My “pet peeve” is pilots who insist on flying a traffic pattern so large that it almost goes outside the Class C boundary. Oddly enough, most of these folks come to our airport because their own local airport pattern is “saturated” with three other airplanes flying over-large patterns. So they come to our airport, where our tower folks and local pilots try to keep things “tight” and are able to handle 3X the traffic volumes. Fortunately, our great tower crew recognizes many of these guys now, and will put the “tight pattern” folks into opposite (right) traffic so we can get 3 trips around the pattern for every one the “B-52” pilots accomplish in their Cirrus. Those B-52 drivers often get clearances like “You’re number three behind the yellow Cub just turning base, and the orange Citabria just turning downwind…”
But when opposite traffic is not feasible, I find myself forced to follow that Cirrus practically to the next county on downwind, then to fly the approach leg at close to max cruise speed to prevent traffic from stacking up behind me if I flew at my normal approach speed. So their “stabilized approach” pretty much insures that I cannot make anything remotely resembling a “normal approach” and wind up having to decelerate from 100 mph to 50 mph on short final.
God forbid that any of those “big pattern” guys ever suffer an engine failure in the pattern. There is no way they could make it to the runway from their base leg turn point.
(There, I feel MUCH better now!)
Richard,
Regarding your quote from the Gleim CFI course.
“A quote from the Gleim course: “Emphasize that the greatest vortex strength therefore occurs when the generating aircraft is HEAVY, CLEAN and SLOW, etc., especially during takeoff.”
I too use Gleim and questioned that statement so I went to the FAA Pilot and Controller Guide to Wake Turbulence publication and it states “about” the same… except it specifies “HEAVY, SLOW with a clean wing configuration” .
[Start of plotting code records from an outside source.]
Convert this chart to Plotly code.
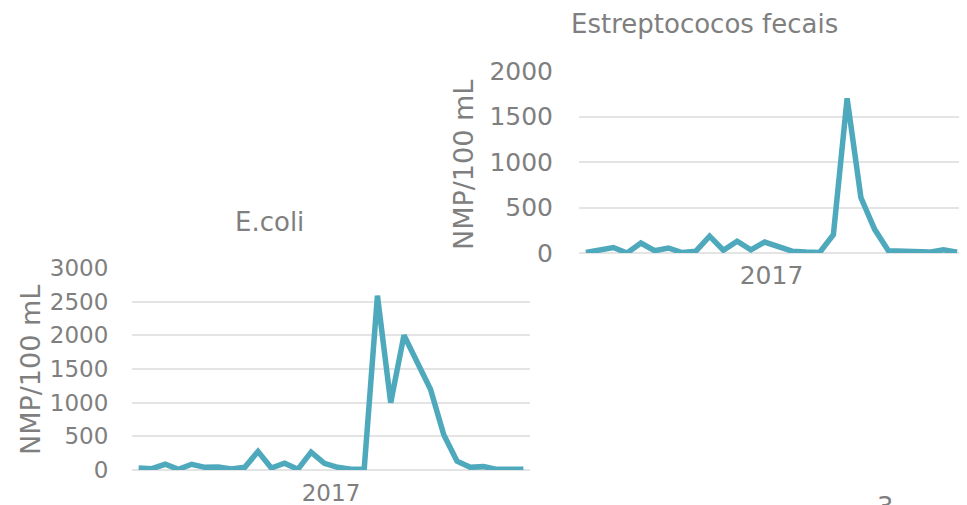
import plotly.graph_objects as go

# E.coli series (30 samples, 2017)
ecoli_values = [30, 20, 85, 10, 85, 40, 45, 15, 40, 275, 30, 100, 10, 265, 100, 40, 10, 10,
                2590, 1000, 2000, 1620, 1200, 525, 130, 40, 50, 10, 20, 10]
# Estreptococos fecais series (28 samples, 2017)
estrep_values = [5, 25, 60, 0, 110, 25, 55, 5, 20, 185, 30, 130, 35, 120, 75, 20, 10, 5,
                 200, 1700, 610, 260, 25, 15, 10, 10, 35, 10]
year_label = "2017"
title_ecoli = "E.coli"
title_estrep = "Estreptococos fecais"
y_title = "NMP/100 mL"
page_number = "3"

LINE = "#4DA9BB"
TXT = "#7F7F7F"
GRID = "#E4E4E4"
FONT = "DejaVu Sans, Verdana, sans-serif"

W, H = 967, 505
OFF = 8  # page body margin

def px_x(p):
    return (p - OFF) / W

def px_y(p):
    return (H - (p - OFF)) / H

fig = go.Figure()
fig.add_trace(go.Scatter(x=list(range(len(ecoli_values))), y=ecoli_values, mode="lines",
                         line=dict(color=LINE, width=5.5), xaxis="x", yaxis="y",
                         showlegend=False, hoverinfo="skip"))
fig.add_trace(go.Scatter(x=list(range(len(estrep_values))), y=estrep_values, mode="lines",
                         line=dict(color=LINE, width=5.5), xaxis="x2", yaxis="y2",
                         showlegend=False, hoverinfo="skip"))

common_y = dict(showgrid=True, gridcolor=GRID, gridwidth=1.5, zeroline=True, zerolinecolor=GRID,
                zerolinewidth=1.5, showline=False, ticks="outside", tickcolor="rgba(0,0,0,0)",
                fixedrange=True, automargin=False)
common_x = dict(showgrid=False, zeroline=False, showline=False, ticks="outside",
                tickcolor="rgba(0,0,0,0)", fixedrange=True, automargin=False)

fig.update_layout(
    template="none",
    width=W, height=H,
    margin=dict(l=0, r=0, t=0, b=0, pad=0, autoexpand=False),
    paper_bgcolor="white", plot_bgcolor="white",
    font=dict(family=FONT, color=TXT),
    xaxis=dict(domain=[px_x(132), px_x(530)], range=[-0.5, len(ecoli_values) - 0.5],
               tickvals=[(len(ecoli_values) - 1) / 2], ticktext=[year_label], ticklen=2,
               tickfont=dict(size=23, color=TXT), anchor="y", **common_x),
    yaxis=dict(domain=[px_y(470), px_y(268)], range=[0, 3000], dtick=500,
               tickfont=dict(size=23, color=TXT), ticklen=18, anchor="x", **common_y),
    xaxis2=dict(domain=[px_x(579), px_x(964)], range=[-0.5, len(estrep_values) - 0.5],
                tickvals=[(len(estrep_values) - 1) / 2], ticktext=[year_label], ticklen=0,
                tickfont=dict(size=25, color=TXT), anchor="y2", **common_x),
    yaxis2=dict(domain=[px_y(253), px_y(71)], range=[0, 2000], dtick=500,
                tickfont=dict(size=25, color=TXT), ticklen=20, anchor="x2", **common_y),
)

ann_common = dict(xref="paper", yref="paper", showarrow=False, xanchor="center")
annotations = [
    dict(text=title_ecoli, x=px_x(269), y=px_y(222), yanchor="middle",
         font=dict(size=26, color=TXT, family=FONT), **ann_common),
    dict(text=title_estrep, x=px_x(704), y=px_y(24), yanchor="middle",
         font=dict(size=26, color=TXT, family=FONT), **ann_common),
    dict(text=y_title, x=px_x(30), y=px_y(370), yanchor="middle", textangle=-90,
         font=dict(size=27, color=TXT, family=FONT), **ann_common),
    dict(text=y_title, x=px_x(463), y=px_y(165), yanchor="middle", textangle=-90,
         font=dict(size=27, color=TXT, family=FONT), **ann_common),
    dict(text=page_number, x=px_x(885), y=px_y(490), yanchor="top",
         font=dict(size=26, color=TXT, family=FONT), **ann_common),
]
fig.update_layout(annotations=annotations)

fig.write_html("out.html")
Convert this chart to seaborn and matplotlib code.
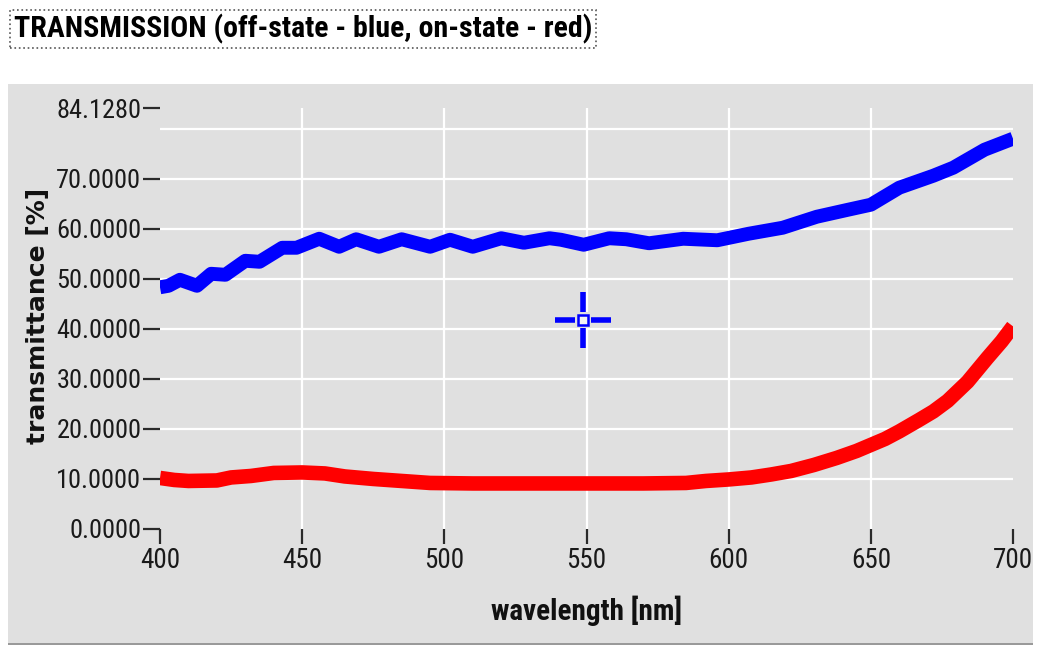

I will say that your article made me think and then go look it up. Thanks
I’ve always loved reading Richard Collins. But today, based on recent experience, I have to disagree with his assessment of the FAA bureaucracy. I recently finished building an E-AB aircraft. The registration, inspection AWC issuance, and Repairman Certificate was smooth. timely and well executed. The folks at the FSDO were more than helpful. Your mileage may vary, but my experience was great.
I also completed an E-AB aircraft this last summer and found the inspection process very professional and courteous. My DAR was also being evaluated by the FSDO at the same time and they were also quite courteous and friendly. A few days later I took the required paperwork to the FSDO office and received my Repairman certificate within a few minutes. We have always found the FAA helpful and cooperative and always had good experiences.